[llvm-dev] Linking Linux kernel with LLD

Fri Jan 27 11:17:28 PST 2017

> Hmm..., the crux of not being able to lex arithmetic expressions seems to
> be due to lack of context sensitivity. E.g. consider `foo*bar`. Could be a
> multiplication, or could be a glob pattern.
>
> Looking at the code more closely, adding context sensitivity wouldn't be
> that hard. In fact, our ScriptParserBase class is actually a lexer (look at
> the interface; it is a lexer's interface). It shouldn't be hard to change
> from an up-front tokenization to a more normal lexer approach of scanning
> the text for each call that wants the next token. Roughly speaking, just
> take the body of the for loop inside ScriptParserBase::tokenize and add a
> helper which does that on the fly and is called by consume/next/etc.
> Instead of an index into a token vector, just keep a `const char *` pointer
> that we advance.
>
> Once that is done, we can easily add a `nextArithmeticToken` or something
> like that which just lexes with different rules.

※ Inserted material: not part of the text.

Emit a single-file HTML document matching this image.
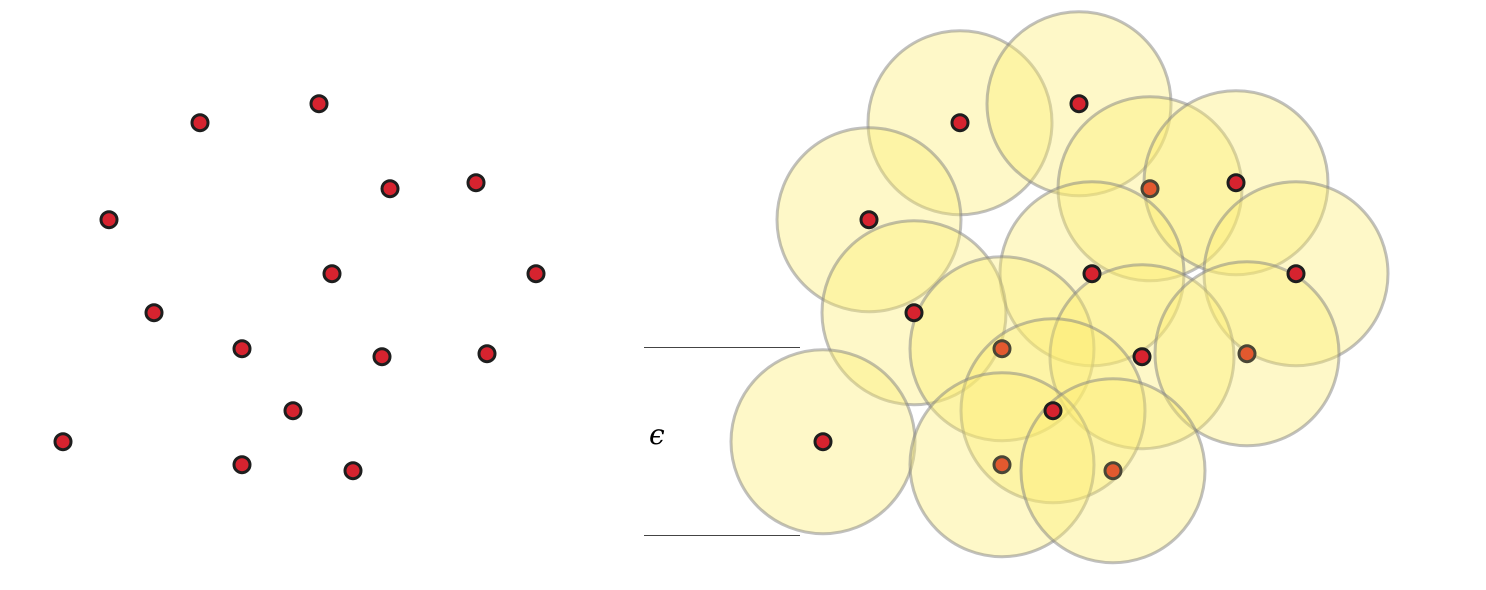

I like that idea. I first thought of always having '*' as a token, but
then space has to be a token, which is an incredible pain.

I then thought of having a "setLexMode" method, but the lex mode can
always be implicit from where we are in the parser. The parser should
always know if it should call next or nextArithmetic.

And I agree we should probably implement this. Even if it is not common,
it looks pretty silly to not be able to handle 2*5.

Cheers,
Rafael